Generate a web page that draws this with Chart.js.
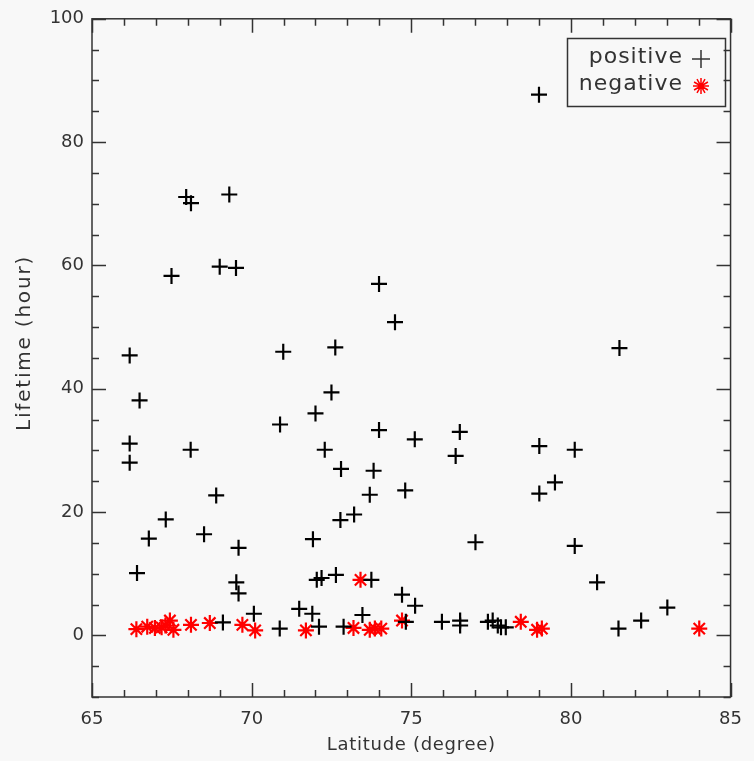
<!DOCTYPE html>
<html>
<head>
<meta charset="utf-8">
<script src="https://cdn.jsdelivr.net/npm/chart.js@4"></script>
<style>
  body{margin:0;background:#f8f8f8;}
  canvas{display:block;}
</style>
</head>
<body>
<canvas id="grafico" width="754" height="761"></canvas>
<script>
// datos
var latPos=[67.95,68.10,69.30,67.49,69.00,69.51,66.18,70.99,66.49,73.99,
            74.49,72.62,72.50,72.00,73.99,75.11,76.52,76.39,72.29,72.80,
            73.82,66.18,66.18,68.09,70.89,68.89,67.31,66.78,68.51,69.59,
            66.41,69.52,69.59,70.07,69.10,70.88,71.49,73.70,74.81,72.78,
            73.21,71.92,77.01,72.04,72.19,72.64,73.75,71.90,72.11,74.71,
            75.12,73.47,72.88,75.96,76.53,76.53,77.40,77.55,77.81,74.83,
            79.01,80.12,79.50,79.01,80.12,80.82,81.49,82.20,83.02,77.71,
            77.96,81.52,79.00];
var vidaPos=[71.1,70.1,71.5,58.3,59.8,59.6,45.4,46.0,38.1,57.0,
             50.8,46.7,39.4,36.0,33.3,31.8,33.0,29.1,30.1,27.0,
             26.7,31.1,28.0,30.1,34.2,22.7,18.8,15.7,16.4,14.2,
             10.1,8.6,6.8,3.5,2.1,1.1,4.3,22.8,23.5,18.7,
             19.6,15.6,15.1,9.0,9.3,9.8,9.0,3.5,1.4,6.6,
             4.8,3.3,1.4,2.2,2.4,1.6,2.2,2.4,1.3,2.2,
             30.7,30.1,24.8,23.0,14.5,8.6,1.1,2.4,4.5,1.6,
             1.3,46.6,87.7];
var latNeg=[66.39,66.73,66.97,67.18,67.44,67.55,67.30,68.10,68.69,69.71,
            70.11,71.70,73.41,73.19,73.70,73.86,74.06,74.71,78.43,78.94,
            79.09,84.02];
var vidaNeg=[1.0,1.4,1.2,1.3,2.4,0.9,1.6,1.7,2.0,1.7,
             0.8,0.8,9.0,1.2,0.9,1.1,1.1,2.4,2.2,0.9,
             1.1,1.1];
var ticksX=[65,70,75,80,85];
var ticksY=[0,20,40,60,80,100];
var etiquetas=["positive","negative"];
var tituloX="Latitude (degree)";
var tituloY="Lifetime (hour)";

function puntos(xs,ys){
  var arr=new Array();
  for(var i=0;i<xs.length;i++){ arr[i]={x:xs[i],y:ys[i]}; }
  return arr;
}

var fuente="'DejaVu Sans', sans-serif";
var gris="#333";

// fondo, marco y marcas hacia dentro
var marco={
  id:'marco',
  beforeDraw:function(chart){
    var ctx=chart.ctx;
    ctx.save();
    ctx.fillStyle="#f8f8f8";
    ctx.fillRect(0,0,chart.width,chart.height);
    ctx.restore();
  },
  afterDatasetsDraw:function(chart){
    var ctx=chart.ctx, a=chart.chartArea;
    var sx=chart.scales.x, sy=chart.scales.y;
    ctx.save();
    ctx.strokeStyle=gris;
    ctx.lineWidth=1.5;
    ctx.strokeRect(a.left,a.top,a.right-a.left,a.bottom-a.top);
    ctx.beginPath();
    for(var v=65;v<=85;v++){
      var px=Math.round(sx.getPixelForValue(v))+0.5;
      var l=(v%5==0)?14:7;
      ctx.moveTo(px,a.bottom); ctx.lineTo(px,a.bottom-l);
      ctx.moveTo(px,a.top); ctx.lineTo(px,a.top+l);
    }
    for(var w=-10;w<=100;w+=5){
      var py=Math.round(sy.getPixelForValue(w))+0.5;
      var m=(w%20==0)?14:7;
      ctx.moveTo(a.left,py); ctx.lineTo(a.left+m,py);
      ctx.moveTo(a.right,py); ctx.lineTo(a.right-m,py);
    }
    ctx.stroke();

    // titulos de ejes
    ctx.fillStyle=gris;
    ctx.textAlign="center";
    ctx.textBaseline="middle";
    ctx.font="18px "+fuente;
    ctx.letterSpacing="0.7px";
    ctx.fillText(tituloX,(a.left+a.right)/2,745);
    ctx.translate(25,343);
    ctx.rotate(-Math.PI/2);
    ctx.font="20px "+fuente;
    ctx.letterSpacing="1.8px";
    ctx.fillText(tituloY,0,0);
    ctx.restore();
  }
};

// leyenda con caja
var leyenda={
  id:'leyenda',
  afterDraw:function(chart){
    var ctx=chart.ctx;
    ctx.save();
    ctx.strokeStyle=gris;
    ctx.lineWidth=1.5;
    ctx.strokeRect(567.5,38.5,158,68);
    ctx.font="22px "+fuente;
    ctx.letterSpacing="1px";
    ctx.fillStyle=gris;
    ctx.textAlign="right";
    ctx.textBaseline="middle";
    ctx.fillText(etiquetas[0],683,57);
    ctx.fillText(etiquetas[1],683,84);
    ctx.lineWidth=1.5;
    ctx.strokeStyle=gris;
    ctx.beginPath();
    ctx.moveTo(692,59); ctx.lineTo(710,59);
    ctx.moveTo(701,50); ctx.lineTo(701,68);
    ctx.stroke();
    ctx.strokeStyle="#ff0000";
    ctx.beginPath();
    for(var k=0;k<6;k++){
      var ang=k*Math.PI/6+Math.PI/2;
      ctx.moveTo(701,86); ctx.lineTo(701+8*Math.cos(ang),86+8*Math.sin(ang));
      ctx.moveTo(701,86); ctx.lineTo(701-8*Math.cos(ang),86-8*Math.sin(ang));
    }
    ctx.stroke();
    ctx.restore();
  }
};

var grafico=new Chart(document.getElementById("grafico"),{
  type:'scatter',
  data:{
    datasets:[
      {
        label:etiquetas[0],
        data:puntos(latPos,vidaPos),
        pointStyle:'cross',
        radius:8,
        borderWidth:2.2,
        borderColor:'#000',
        backgroundColor:'#000'
      },
      {
        label:etiquetas[1],
        data:puntos(latNeg,vidaNeg),
        pointStyle:'star',
        radius:8,
        borderWidth:2.2,
        borderColor:'#ff0000',
        backgroundColor:'#ff0000'
      }
    ]
  },
  options:{
    responsive:false,
    devicePixelRatio:1,
    animation:false,
    layout:{padding:{top:12,right:13,left:0,bottom:0}},
    plugins:{legend:{display:false},tooltip:{enabled:false}},
    scales:{
      x:{
        type:'linear',min:65,max:85,
        afterBuildTicks:function(s){ s.ticks=ticksX.map(function(v){return {value:v};}); },
        afterFit:function(s){ s.height=64; },
        grid:{display:false,drawTicks:false},
        border:{display:false},
        ticks:{color:gris,font:{family:fuente,size:18},padding:12,maxRotation:0},
        title:{display:false}
      },
      y:{
        type:'linear',min:-10,max:100,
        afterBuildTicks:function(s){ s.ticks=ticksY.map(function(v){return {value:v};}); },
        afterFit:function(s){ s.width=92; },
        grid:{display:false,drawTicks:false},
        border:{display:false},
        ticks:{color:gris,font:{family:fuente,size:18},padding:8},
        title:{display:false}
      }
    }
  },
  plugins:[marco,leyenda]
});
</script>
</body>
</html>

----

=== SHORT PROBLEM ===
Word for word, quote the lines above. Omit the pictures.

=== TASK ANSWER ===
Generate a web page that draws this with Chart.js.
<!DOCTYPE html>
<html>
<head>
<meta charset="utf-8">
<script src="https://cdn.jsdelivr.net/npm/chart.js@4"></script>
<style>
  body{margin:0;background:#f8f8f8;}
  canvas{display:block;}
</style>
</head>
<body>
<canvas id="grafico" width="754" height="761"></canvas>
<script>
// datos
var latPos=[67.95,68.10,69.30,67.49,69.00,69.51,66.18,70.99,66.49,73.99,
            74.49,72.62,72.50,72.00,73.99,75.11,76.52,76.39,72.29,72.80,
            73.82,66.18,66.18,68.09,70.89,68.89,67.31,66.78,68.51,69.59,
            66.41,69.52,69.59,70.07,69.10,70.88,71.49,73.70,74.81,72.78,
            73.21,71.92,77.01,72.04,72.19,72.64,73.75,71.90,72.11,74.71,
            75.12,73.47,72.88,75.96,76.53,76.53,77.40,77.55,77.81,74.83,
            79.01,80.12,79.50,79.01,80.12,80.82,81.49,82.20,83.02,77.71,
            77.96,81.52,79.00];
var vidaPos=[71.1,70.1,71.5,58.3,59.8,59.6,45.4,46.0,38.1,57.0,
             50.8,46.7,39.4,36.0,33.3,31.8,33.0,29.1,30.1,27.0,
             26.7,31.1,28.0,30.1,34.2,22.7,18.8,15.7,16.4,14.2,
             10.1,8.6,6.8,3.5,2.1,1.1,4.3,22.8,23.5,18.7,
             19.6,15.6,15.1,9.0,9.3,9.8,9.0,3.5,1.4,6.6,
             4.8,3.3,1.4,2.2,2.4,1.6,2.2,2.4,1.3,2.2,
             30.7,30.1,24.8,23.0,14.5,8.6,1.1,2.4,4.5,1.6,
             1.3,46.6,87.7];
var latNeg=[66.39,66.73,66.97,67.18,67.44,67.55,67.30,68.10,68.69,69.71,
            70.11,71.70,73.41,73.19,73.70,73.86,74.06,74.71,78.43,78.94,
            79.09,84.02];
var vidaNeg=[1.0,1.4,1.2,1.3,2.4,0.9,1.6,1.7,2.0,1.7,
             0.8,0.8,9.0,1.2,0.9,1.1,1.1,2.4,2.2,0.9,
             1.1,1.1];
var ticksX=[65,70,75,80,85];
var ticksY=[0,20,40,60,80,100];
var etiquetas=["positive","negative"];
var tituloX="Latitude (degree)";
var tituloY="Lifetime (hour)";

function puntos(xs,ys){
  var arr=new Array();
  for(var i=0;i<xs.length;i++){ arr[i]={x:xs[i],y:ys[i]}; }
  return arr;
}

var fuente="'DejaVu Sans', sans-serif";
var gris="#333";

// fondo, marco y marcas hacia dentro
var marco={
  id:'marco',
  beforeDraw:function(chart){
    var ctx=chart.ctx;
    ctx.save();
    ctx.fillStyle="#f8f8f8";
    ctx.fillRect(0,0,chart.width,chart.height);
    ctx.restore();
  },
  afterDatasetsDraw:function(chart){
    var ctx=chart.ctx, a=chart.chartArea;
    var sx=chart.scales.x, sy=chart.scales.y;
    ctx.save();
    ctx.strokeStyle=gris;
    ctx.lineWidth=1.5;
    ctx.strokeRect(a.left,a.top,a.right-a.left,a.bottom-a.top);
    ctx.beginPath();
    for(var v=65;v<=85;v++){
      var px=Math.round(sx.getPixelForValue(v))+0.5;
      var l=(v%5==0)?14:7;
      ctx.moveTo(px,a.bottom); ctx.lineTo(px,a.bottom-l);
      ctx.moveTo(px,a.top); ctx.lineTo(px,a.top+l);
    }
    for(var w=-10;w<=100;w+=5){
      var py=Math.round(sy.getPixelForValue(w))+0.5;
      var m=(w%20==0)?14:7;
      ctx.moveTo(a.left,py); ctx.lineTo(a.left+m,py);
      ctx.moveTo(a.right,py); ctx.lineTo(a.right-m,py);
    }
    ctx.stroke();

    // titulos de ejes
    ctx.fillStyle=gris;
    ctx.textAlign="center";
    ctx.textBaseline="middle";
    ctx.font="18px "+fuente;
    ctx.letterSpacing="0.7px";
    ctx.fillText(tituloX,(a.left+a.right)/2,745);
    ctx.translate(25,343);
    ctx.rotate(-Math.PI/2);
    ctx.font="20px "+fuente;
    ctx.letterSpacing="1.8px";
    ctx.fillText(tituloY,0,0);
    ctx.restore();
  }
};

// leyenda con caja
var leyenda={
  id:'leyenda',
  afterDraw:function(chart){
    var ctx=chart.ctx;
    ctx.save();
    ctx.strokeStyle=gris;
    ctx.lineWidth=1.5;
    ctx.strokeRect(567.5,38.5,158,68);
    ctx.font="22px "+fuente;
    ctx.letterSpacing="1px";
    ctx.fillStyle=gris;
    ctx.textAlign="right";
    ctx.textBaseline="middle";
    ctx.fillText(etiquetas[0],683,57);
    ctx.fillText(etiquetas[1],683,84);
    ctx.lineWidth=1.5;
    ctx.strokeStyle=gris;
    ctx.beginPath();
    ctx.moveTo(692,59); ctx.lineTo(710,59);
    ctx.moveTo(701,50); ctx.lineTo(701,68);
    ctx.stroke();
    ctx.strokeStyle="#ff0000";
    ctx.beginPath();
    for(var k=0;k<6;k++){
      var ang=k*Math.PI/6+Math.PI/2;
      ctx.moveTo(701,86); ctx.lineTo(701+8*Math.cos(ang),86+8*Math.sin(ang));
      ctx.moveTo(701,86); ctx.lineTo(701-8*Math.cos(ang),86-8*Math.sin(ang));
    }
    ctx.stroke();
    ctx.restore();
  }
};

var grafico=new Chart(document.getElementById("grafico"),{
  type:'scatter',
  data:{
    datasets:[
      {
        label:etiquetas[0],
        data:puntos(latPos,vidaPos),
        pointStyle:'cross',
        radius:8,
        borderWidth:2.2,
        borderColor:'#000',
        backgroundColor:'#000'
      },
      {
        label:etiquetas[1],
        data:puntos(latNeg,vidaNeg),
        pointStyle:'star',
        radius:8,
        borderWidth:2.2,
        borderColor:'#ff0000',
        backgroundColor:'#ff0000'
      }
    ]
  },
  options:{
    responsive:false,
    devicePixelRatio:1,
    animation:false,
    layout:{padding:{top:12,right:13,left:0,bottom:0}},
    plugins:{legend:{display:false},tooltip:{enabled:false}},
    scales:{
      x:{
        type:'linear',min:65,max:85,
        afterBuildTicks:function(s){ s.ticks=ticksX.map(function(v){return {value:v};}); },
        afterFit:function(s){ s.height=64; },
        grid:{display:false,drawTicks:false},
        border:{display:false},
        ticks:{color:gris,font:{family:fuente,size:18},padding:12,maxRotation:0},
        title:{display:false}
      },
      y:{
        type:'linear',min:-10,max:100,
        afterBuildTicks:function(s){ s.ticks=ticksY.map(function(v){return {value:v};}); },
        afterFit:function(s){ s.width=92; },
        grid:{display:false,drawTicks:false},
        border:{display:false},
        ticks:{color:gris,font:{family:fuente,size:18},padding:8},
        title:{display:false}
      }
    }
  },
  plugins:[marco,leyenda]
});
</script>
</body>
</html>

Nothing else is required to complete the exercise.